- [PROBLEM DETAILS] Images should be left out, and everything else in the listing reproduced exactly.

- [INFORMATION PROVIDED]
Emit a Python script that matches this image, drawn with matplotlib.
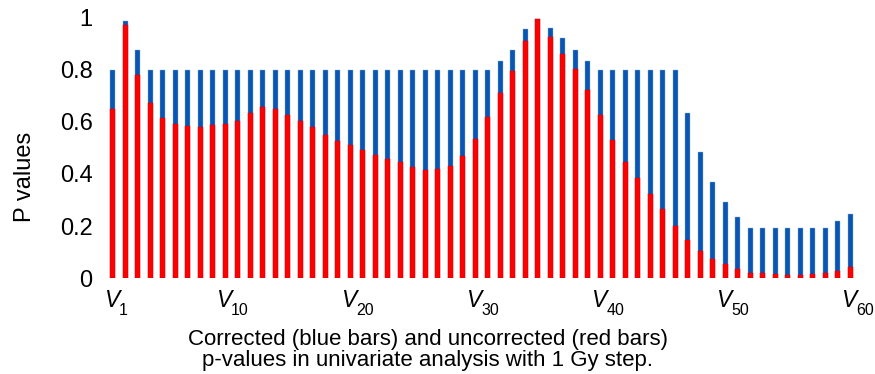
import matplotlib
matplotlib.use("Agg")
import matplotlib.pyplot as plt
import numpy as np

plt.rcParams['font.family'] = ['Liberation Sans', 'DejaVu Sans']

doses = list(range(1, 61))
corrected = [0.80, 0.987, 0.875, 0.80, 0.80, 0.80, 0.80, 0.80, 0.80, 0.80,
             0.80, 0.80, 0.80, 0.80, 0.80, 0.80, 0.80, 0.80, 0.80, 0.80,
             0.80, 0.80, 0.80, 0.80, 0.80, 0.80, 0.80, 0.80, 0.80, 0.80,
             0.80, 0.834, 0.874, 0.955, 0.994, 0.958, 0.920, 0.874, 0.834, 0.80,
             0.80, 0.80, 0.80, 0.80, 0.80, 0.80, 0.633, 0.485, 0.368, 0.294,
             0.234, 0.193, 0.193, 0.193, 0.193, 0.193, 0.193, 0.193, 0.220, 0.246]
uncorrected = [0.647, 0.971, 0.778, 0.670, 0.614, 0.593, 0.582, 0.580, 0.586, 0.593,
               0.603, 0.633, 0.655, 0.649, 0.626, 0.603, 0.579, 0.549, 0.526, 0.510,
               0.493, 0.474, 0.457, 0.444, 0.428, 0.415, 0.418, 0.429, 0.467, 0.535,
               0.618, 0.709, 0.794, 0.909, 0.994, 0.925, 0.861, 0.801, 0.722, 0.627,
               0.530, 0.447, 0.386, 0.324, 0.264, 0.199, 0.147, 0.105, 0.073, 0.054,
               0.034, 0.022, 0.019, 0.015, 0.011, 0.013, 0.017, 0.020, 0.027, 0.042]
tick_doses = [1, 10, 20, 30, 40, 50, 60]
yticks = [0, 0.2, 0.4, 0.6, 0.8, 1]
ytick_labels = ['0', '0.2', '0.4', '0.6', '0.8', '1']

W, H = 875, 374
fig = plt.figure(figsize=(W / 100, H / 100), dpi=100)
left, right = 106.45 / W, 856.45 / W
bottom, top = 1 - 278.3 / H, 1 - 17.3 / H
ax = fig.add_axes([left, bottom, right - left, top - bottom])

blue = '#0A54B2'
red = '#FF0000'
ax.bar(doses, corrected, width=0.42, color=blue, edgecolor='#7fb2e0', linewidth=0.3, zorder=2)
ax.bar(doses, uncorrected, width=0.42, color=red, edgecolor='#d00000', linewidth=0.3, zorder=3)

ax.set_xlim(0.5, 60.5)
ax.set_ylim(0, 1)
for s in ax.spines.values():
    s.set_visible(False)
ax.set_yticks(yticks)
ax.set_yticklabels(ytick_labels, fontsize=17)
ax.tick_params(axis='y', length=0, pad=10)
ax.set_xticks([])

fig.text(25 / W, 1 - 177 / H, 'P values', rotation=90, ha='center', va='center', fontsize=17)

for d in tick_doses:
    ax.annotate('V', xy=(d, 0), xycoords=('data', 'axes fraction'),
                xytext=(-9, -28.6), textcoords='offset pixels',
                ha='left', va='baseline', fontsize=16.5, style='italic')
    ax.annotate(str(d), xy=(d, 0), xycoords=('data', 'axes fraction'),
                xytext=(6, -37), textcoords='offset pixels',
                ha='left', va='baseline', fontsize=11.5)

fig.text(428 / W, 1 - 350 / H,
         'Corrected (blue bars) and uncorrected (red bars)\np-values in univariate analysis with 1 Gy step.',
         ha='center', va='center', fontsize=16, linespacing=0.95)

fig.savefig('out.png', dpi=100)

- [FULL RESPONSE]
Emit a Python script that matches this image, drawn with matplotlib.
import matplotlib
matplotlib.use("Agg")
import matplotlib.pyplot as plt
import numpy as np

plt.rcParams['font.family'] = ['Liberation Sans', 'DejaVu Sans']

doses = list(range(1, 61))
corrected = [0.80, 0.987, 0.875, 0.80, 0.80, 0.80, 0.80, 0.80, 0.80, 0.80,
             0.80, 0.80, 0.80, 0.80, 0.80, 0.80, 0.80, 0.80, 0.80, 0.80,
             0.80, 0.80, 0.80, 0.80, 0.80, 0.80, 0.80, 0.80, 0.80, 0.80,
             0.80, 0.834, 0.874, 0.955, 0.994, 0.958, 0.920, 0.874, 0.834, 0.80,
             0.80, 0.80, 0.80, 0.80, 0.80, 0.80, 0.633, 0.485, 0.368, 0.294,
             0.234, 0.193, 0.193, 0.193, 0.193, 0.193, 0.193, 0.193, 0.220, 0.246]
uncorrected = [0.647, 0.971, 0.778, 0.670, 0.614, 0.593, 0.582, 0.580, 0.586, 0.593,
               0.603, 0.633, 0.655, 0.649, 0.626, 0.603, 0.579, 0.549, 0.526, 0.510,
               0.493, 0.474, 0.457, 0.444, 0.428, 0.415, 0.418, 0.429, 0.467, 0.535,
               0.618, 0.709, 0.794, 0.909, 0.994, 0.925, 0.861, 0.801, 0.722, 0.627,
               0.530, 0.447, 0.386, 0.324, 0.264, 0.199, 0.147, 0.105, 0.073, 0.054,
               0.034, 0.022, 0.019, 0.015, 0.011, 0.013, 0.017, 0.020, 0.027, 0.042]
tick_doses = [1, 10, 20, 30, 40, 50, 60]
yticks = [0, 0.2, 0.4, 0.6, 0.8, 1]
ytick_labels = ['0', '0.2', '0.4', '0.6', '0.8', '1']

W, H = 875, 374
fig = plt.figure(figsize=(W / 100, H / 100), dpi=100)
left, right = 106.45 / W, 856.45 / W
bottom, top = 1 - 278.3 / H, 1 - 17.3 / H
ax = fig.add_axes([left, bottom, right - left, top - bottom])

blue = '#0A54B2'
red = '#FF0000'
ax.bar(doses, corrected, width=0.42, color=blue, edgecolor='#7fb2e0', linewidth=0.3, zorder=2)
ax.bar(doses, uncorrected, width=0.42, color=red, edgecolor='#d00000', linewidth=0.3, zorder=3)

ax.set_xlim(0.5, 60.5)
ax.set_ylim(0, 1)
for s in ax.spines.values():
    s.set_visible(False)
ax.set_yticks(yticks)
ax.set_yticklabels(ytick_labels, fontsize=17)
ax.tick_params(axis='y', length=0, pad=10)
ax.set_xticks([])

fig.text(25 / W, 1 - 177 / H, 'P values', rotation=90, ha='center', va='center', fontsize=17)

for d in tick_doses:
    ax.annotate('V', xy=(d, 0), xycoords=('data', 'axes fraction'),
                xytext=(-9, -28.6), textcoords='offset pixels',
                ha='left', va='baseline', fontsize=16.5, style='italic')
    ax.annotate(str(d), xy=(d, 0), xycoords=('data', 'axes fraction'),
                xytext=(6, -37), textcoords='offset pixels',
                ha='left', va='baseline', fontsize=11.5)

fig.text(428 / W, 1 - 350 / H,
         'Corrected (blue bars) and uncorrected (red bars)\np-values in univariate analysis with 1 Gy step.',
         ha='center', va='center', fontsize=16, linespacing=0.95)

fig.savefig('out.png', dpi=100)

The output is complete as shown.